Comentario
De lo que no cabe duda, desde luego, es del efecto negativo que tuvo el dominio de la República Romana en las finanzas públicas de las póleis griegas: el brutal cobro de los impuestos, las exacciones y robos por parte de los gobernadores, provocan el hundimiento de los tesoros ciudadanos. En consecuencia, los grandes edificios ven paralizadas sus obras, y en todo el Helenismo Tardío no hay prácticamente más arquitectura que la privada, que ya contemplamos al hablar de las casas de Delos, y algún edificio de escasa entidad.

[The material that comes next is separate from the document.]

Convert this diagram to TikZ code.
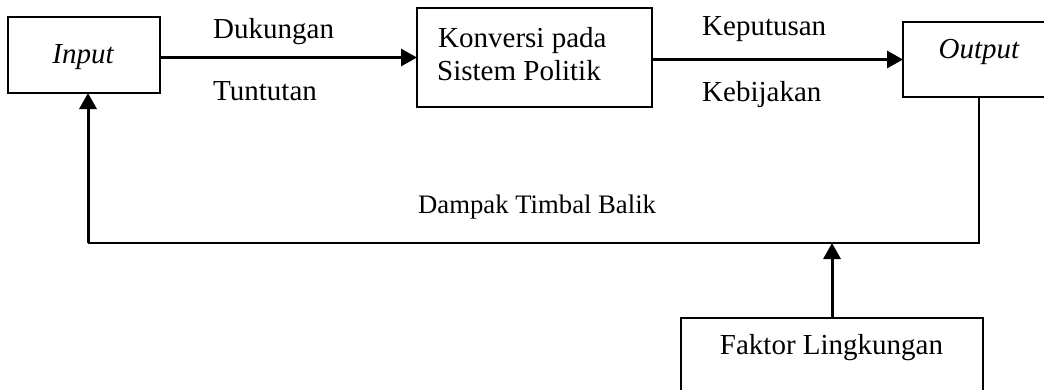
\documentclass[tikz,border=0pt]{standalone}
\usepackage{fontspec}
\setmainfont{Liberation Serif}
\usetikzlibrary{arrows.meta}
\begin{document}
\begin{tikzpicture}[x=1pt,y=-1pt,
  font=\fontsize{29}{33}\selectfont,
  box/.style={draw, line width=1.3pt, inner sep=0pt, outer sep=0pt},
  thickarrow/.style={line width=3pt, -{Triangle[length=16pt,width=17pt]}},
  thinline/.style={line width=1.3pt},
  lbl/.style={inner sep=0pt, anchor=base west}]
\useasboundingbox (0,0) rectangle (1044,389);
\clip (0,0) rectangle (1044,389);
% boxes
\node[box, minimum width=152pt, minimum height=76pt] (input) at (84,55) {};
\node[box, minimum width=235pt, minimum height=99pt] (conv) at (534.5,57.5) {};
\node[box, minimum width=157pt, minimum height=75pt] (out) at (981.5,59.5) {};
\node[box, minimum width=302pt, minimum height=102pt] (faktor) at (832,369) {};
% box texts
\node[inner sep=0pt, anchor=base] (inputtext) at (83,63) {\itshape Input};
\node[lbl] (conv1) at (438,47) {Konversi pada};
\node[lbl] (conv2) at (437,80) {Sistem Politik};
\node[inner sep=0pt, anchor=base] (outtext) at (979,58) {\itshape Output};
\node[inner sep=0pt, anchor=base] (faktortext) at (831.5,354) {Faktor Lingkungan};
% arrow labels
\node[lbl] (dukungan) at (213,38) {Dukungan};
\node[lbl] (tuntutan) at (213,100) {Tuntutan};
\node[lbl] (keputusan) at (702,35) {Keputusan};
\node[lbl] (kebijakan) at (702,101) {Kebijakan};
\node[lbl, font=\fontsize{26.7}{30}\selectfont] (dampak) at (418,213) {Dampak Timbal Balik};
% connectors
\draw[thickarrow] (input.east |- conv.west) -- (conv.west);
\draw[thickarrow] (conv.east |- out.west) -- (out.west);
\coordinate (outbot) at (979,97);
\coordinate (fbR) at (979,243);
\coordinate (fbL) at (88,243);
\draw[thinline] (outbot) -- (fbR) -- (fbL);
\draw[thickarrow] (fbL) -- (fbL |- input.south);
\draw[thickarrow] (faktor.north) -- (faktor.north |- fbR);
\end{tikzpicture}
\end{document}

Así, aparte de los últimos acondicionamientos de algún santuario, como el de Lindos, o de la construcción de templos pequeños, como los que pueden verse en la propia Delos, sin duda el monumento más digno de mención -y más por su novedad científica que por su verdadera entidad arquitectónica- es la llamada Torre de los Vientos de Atenas: se trata de la instalación de un reloj de agua y de una veleta para el viento, y fue tan curiosa que el propio Vitruvio no dejó de admirarla: "Algunos han sostenido que los vientos no son más que cuatro... Otros, con más exactitud, han dicho que son ocho, y entre ellos especialmente Andrónico Cirrestes que, como demostración, ha levantado en Atenas una torre octogonal de mármol y en cada uno de sus lados ha hecho esculpir la imagen de cada viento de cara hacia donde sopla; sobre esta torre, rematada por una pirámide también de mármol, y en su cima colocó un Tritón de bronce que en su mano derecha extendida tenía una varita y estaba dispuesto de modo que, al girar este Tritón a impulso del viento que soplara, la varita viniese a caer sobre la imagen del viento que reinaba" (Vitruvio, I, 6; trad. de A. Blánquez).
Muy distinta, en cambio, fue la situación de la escultura y la pintura, para las que no era necesario desembolsar grandes fortunas, y que podían, muy a menudo, ser objeto de compra por privados. Exvotos de santuarios, estatuas honoríficas para ágoras y foros, adornos de peristilos, podían ser comercializados en cualquier parte, y hasta imágenes de culto se enviaban a los templos de Roma para satisfacer los nuevos gustos de sus fieles.
Los romanos ricos, presa de su grave complejo de inferioridad cultural, intentaron, mediante saqueos, adquisiciones y estudio, asimilar las creaciones clásicas. Tesoros fastuosos de estatuas, cuadros y vajillas acompañaban los triunfos sobre ciudades griegas desde pleno siglo III a. C.; en el siglo II, cuando las grandes obras de la Grecia propia substituyeron a las del sur de Italia o de Siracusa en tales acontecimientos, ya parte de la aristocracia de Roma estaba preparada para recibirlas con todos los honores, o se lo proponía al menos. Inmediatamente después de su victoria sobre Perseo, L. Emilio Paulo les pidió a los atenienses un filósofo que educase a sus hijos y un pintor que conmemorase su triunfo con los pinceles; y Atenas pudo darse el gusto de enviarle a un solo hombre, Metrodoro, capaz de hacer ambas cosas a la vez (Plinio, NH, XXXV, 135).
Por esta razón, es fácil comprender que Roma, como nuevo y receptivo mercado, se convirtiese en un factor muy positivo para la producción artística griega. Y la propia forma en que se dieron los contactos influyó decisivamente también en su desarrollo. En efecto, no cabe olvidar que, llegados al Egeo, los romanos se extendieron al principio por Macedonia y la Grecia propia, dejando las riberas orientales para más tarde. Ello sin duda dirigió su interés preferentemente hacia el arte ático o peloponésico, a expensas de las escuelas asiáticas. Y las gentes empobrecidas de Atenas y sus entornos, las destinadas a convertirse en mentores de la sociedad romana, tenían unas aficiones irrenunciables desde principios del Helenismo: para ellas, el viejo clasicismo de los siglos V y IV seguía siendo un ideal perdido, modelo para las artes y para la lengua y la literatura; la arruinada Grecia continental contribuía con todas sus fuerzas a mitificar la Grecia clásica.